Autism is one of those disorders where parents anxiously watch their child's development, looking for clues. They know something isn't quite right, but they just can't seem to put their finger on it. Lee, mother of three, has a seven year old son with autism. A teacher and a grad student, Lee is used to being tired. Her son though, she explains, tasks her in ways she never thought possible. She loves him undyingly, but there are days she is drained from having to deal with her son, who she describes as both violently frustrating and wonderfully insightful. As many parents, Lee struggles with autism and how it affects all of her children.

Autism is a developmental disorder that children are born with, but they usually do not manifest symptoms until they are about a year old or older. Even then, it usually begins with hunches and gut feelings. This was the case with Lee. Her son was a beautiful, healthy baby boy, who was remarkably peaceful and slept easily throughout the night. He was a happy baby and progressed normally at all his well baby visits. Lee figured that his crying spells on occasion were normal, attributing some of his sensitivities to light or commotion as a difference in personalities. Each of her children had differences in their likes and dislikes and temperaments. As he became older, she sort of wondered about, but didn't find too distressing the fact that he would spend hours dumping all the toys out of his yellow box, lining up each of the cars by size and then, methodically, putting them back in the yellow box just to dump them out again.
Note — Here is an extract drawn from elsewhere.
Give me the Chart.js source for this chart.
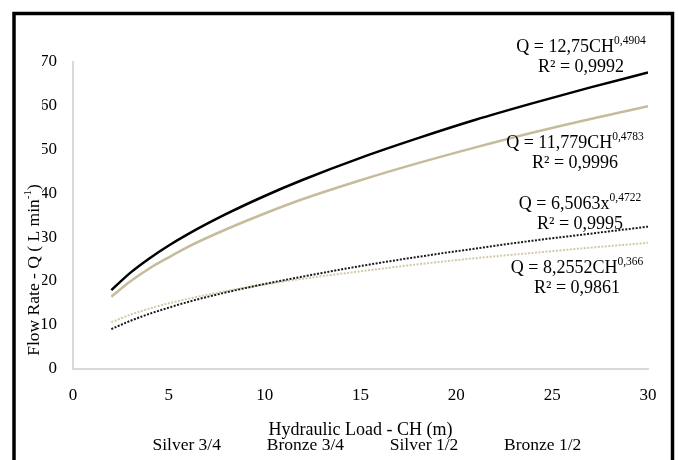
<!DOCTYPE html>
<html>
<head>
<meta charset="utf-8">
<script src="https://cdn.jsdelivr.net/npm/chart.js@4/dist/chart.umd.min.js"></script>
<style>
  html, body { margin: 0; padding: 0; background: #fff; overflow: hidden; }
  #wrap { width: 678px; height: 464px; position: relative; }
</style>
</head>
<body>
<div id="wrap"><canvas id="grafico"></canvas></div>
<script>
// valores (carga hidráulica em m, vazão em L/min)
const cargas = [2, 3, 4, 5, 6, 8, 10, 12, 15, 18, 21, 24, 27, 30];
const prata34 = [17.9, 21.9, 25.2, 28.1, 30.7, 35.3, 39.4, 43.1, 48.1, 52.6, 56.8, 60.6, 64.2, 67.6];
const bronze34 = [16.4, 19.9, 22.9, 25.4, 27.8, 31.8, 35.4, 38.7, 43.0, 46.9, 50.5, 53.9, 57.0, 59.9];
const prata12 = [9.0, 10.9, 12.5, 13.9, 15.2, 17.4, 19.3, 21.0, 23.4, 25.5, 27.4, 29.2, 30.8, 32.4];
const bronze12 = [10.6, 12.3, 13.7, 14.9, 15.9, 17.7, 19.2, 20.5, 22.2, 23.8, 25.2, 26.4, 27.6, 28.7];
const nomes = ["Silver 3/4", "Bronze 3/4", "Silver 1/2", "Bronze 1/2"];
const ticksX = [0, 5, 10, 15, 20, 25, 30];
const ticksY = [0, 10, 20, 30, 40, 50, 60, 70];

const equacoes = [
    { eq: "Q = 12,75CH", exp: "0,4904", r2: "R\u00b2 = 0,9992", x: 581, y: 52 },
    { eq: "Q = 11,779CH", exp: "0,4783", r2: "R\u00b2 = 0,9996", x: 575, y: 148 },
    { eq: "Q = 6,5063x", exp: "0,4722", r2: "R\u00b2 = 0,9995", x: 580, y: 209 },
    { eq: "Q = 8,2552CH", exp: "0,366", r2: "R\u00b2 = 0,9861", x: 577, y: 273 }
];

const FONTE = "'Liberation Serif', 'Times New Roman', serif";

function pontos(ys) {
    return cargas.map((c, i) => ({ x: c, y: ys[i] }));
}

const moldura = {
    id: "moldura",
    beforeDraw(chart) {
        const ctx = chart.ctx;
        ctx.save();
        ctx.fillStyle = "#fff";
        ctx.fillRect(0, 0, chart.width, chart.height);
        ctx.restore();
    },
    afterDraw(chart) {
        const ctx = chart.ctx;
        ctx.save();
        ctx.strokeStyle = "#000";
        ctx.lineWidth = 3.5;
        ctx.strokeRect(14, 13.5, 658.5, 520);

        // título do eixo y (com expoente)
        ctx.translate(34, 270);
        ctx.rotate(-Math.PI / 2);
        ctx.fillStyle = "#000";
        ctx.textBaseline = "middle";
        const f1 = "17.5px " + FONTE, f2 = "11px " + FONTE;
        ctx.font = f1;
        const a = "Flow Rate - Q ( L min", c = ")";
        const wa = ctx.measureText(a).width, wc = ctx.measureText(c).width;
        ctx.font = f2;
        const wb = ctx.measureText("-1").width;
        let x0 = -(wa + wb + wc) / 2;
        ctx.font = f1;
        ctx.fillText(a, x0, 0);
        ctx.font = f2;
        ctx.fillText("-1", x0 + wa, -6);
        ctx.font = f1;
        ctx.fillText(c, x0 + wa + wb, 0);
        ctx.restore();

        // equações das curvas
        ctx.save();
        ctx.fillStyle = "#000";
        ctx.textBaseline = "alphabetic";
        equacoes.forEach(e => {
            ctx.font = "18px " + FONTE;
            const w1 = ctx.measureText(e.eq).width;
            ctx.font = "11.5px " + FONTE;
            const w2 = ctx.measureText(e.exp).width;
            const xi = e.x - (w1 + w2) / 2;
            ctx.font = "18px " + FONTE;
            ctx.fillText(e.eq, xi, e.y);
            ctx.font = "11.5px " + FONTE;
            ctx.fillText(e.exp, xi + w1, e.y - 8);
            ctx.font = "18px " + FONTE;
            ctx.textAlign = "center";
            ctx.fillText(e.r2, e.x, e.y + 20);
            ctx.textAlign = "left";
        });
        ctx.restore();
    }
};

new Chart(document.getElementById("grafico"), {
    type: "line",
    data: {
        datasets: [
            { label: nomes[0], data: pontos(prata34), borderColor: "#000000", borderWidth: 2.5 },
            { label: nomes[1], data: pontos(bronze34), borderColor: "#c6bb9b", borderWidth: 2.5 },
            { label: nomes[2], data: pontos(prata12), borderColor: "#1a1a1a", borderWidth: 2, borderDash: [2, 1.5] },
            { label: nomes[3], data: pontos(bronze12), borderColor: "#d3c9a8", borderWidth: 2, borderDash: [2, 1.5] }
        ]
    },
    options: {
        responsive: true,
        maintainAspectRatio: false,
        animation: false,
        elements: {
            point: { radius: 0 },
            line: { tension: 0.4, cubicInterpolationMode: "monotone", fill: false }
        },
        layout: { padding: { left: 42, right: 30, top: 62, bottom: 0 } },
        plugins: {
            tooltip: { enabled: false },
            legend: {
                position: "bottom",
                labels: {
                    font: { family: FONTE, size: 17.5 },
                    color: "#000",
                    padding: 2,
                    boxWidth: 35,
                    generateLabels: chart => chart.data.datasets.map((d, i) => ({
                        text: d.label,
                        fillStyle: "rgba(0,0,0,0)",
                        strokeStyle: "rgba(0,0,0,0)",
                        lineWidth: 0,
                        fontColor: "#000",
                        datasetIndex: i
                    }))
                }
            }
        },
        scales: {
            x: {
                type: "linear",
                min: 0,
                max: 30,
                afterBuildTicks: s => { s.ticks = ticksX.map(v => ({ value: v })); },
                afterFit: s => { s.height = 66; },
                grid: { display: false, drawTicks: false },
                border: { display: true, color: "#d9d9d9", width: 2 },
                ticks: { font: { family: FONTE, size: 17 }, color: "#000", padding: 17, maxRotation: 0 },
                title: {
                    display: true,
                    text: "Hydraulic Load - CH (m)",
                    font: { family: FONTE, size: 18, lineHeight: 1 },
                    color: "#000",
                    padding: { top: 0, bottom: -5 }
                }
            },
            y: {
                min: 0,
                max: 70,
                afterBuildTicks: s => { s.ticks = ticksY.map(v => ({ value: v })); },
                afterFit: s => { s.width = 31; },
                grid: { display: false, drawTicks: false },
                border: { display: true, color: "#d9d9d9", width: 2 },
                ticks: { font: { family: FONTE, size: 17 }, color: "#000", padding: 16 }
            }
        }
    },
    plugins: [moldura]
});
</script>
</body>
</html>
She wasn't too thrilled that he would scream for hours, if she took the yellow box away prematurely.

Children with autism often do appear completely normal until they are about 18 months old, much like Lee's son. Then, slight differences begin to crop up, making parents wonder what's going on. Children with autism do not like change and react strongly to extremes is light or sound, much as Lee's son did. There are certain times when they don't want to be touched or held or wear certain clothes. Some of their behaviors are often written off as “quirky,” like repeated the same movements over and over. And, as Lee often discovered, an interruption or sudden change in their routine, can send them over the edge, often causing younger children with autism to cry or scream for hours.

Autism isn't a death sentence, however, and some parents have even gone so far as to call autism the “gift” of autism. Lee always marveled at her son's ability to see things she just couldn't. Exhausted and completely unmotivated one day, she slumped down to sit next to her son, who enjoyed sitting on the curb in front of their home. “Mom,” her son reveled in her presence, “Now you can hear the dinosaurs with me.” Too tired to argue and somewhat curious, Lee bit. “What dinosaurs, Randy?” “Wait, Mom. You'll hear them.” They sat together, side by side, for about ten minutes, silently. Lee listened to the soft gurgling of the water emptying into the storm drain. A car drove by and her son put his head nearly level with the curb. “There!” he said with delight. Lee had no clue, but just smiled. Randy was undeterred. “No, mom. You got to put your head down.” As the next car finally came by, she did. The sound of the car was echoed in the storm drain. Like the soft growl of a dinosaur. Only her son would have discovered a dinosaur in the storm drain.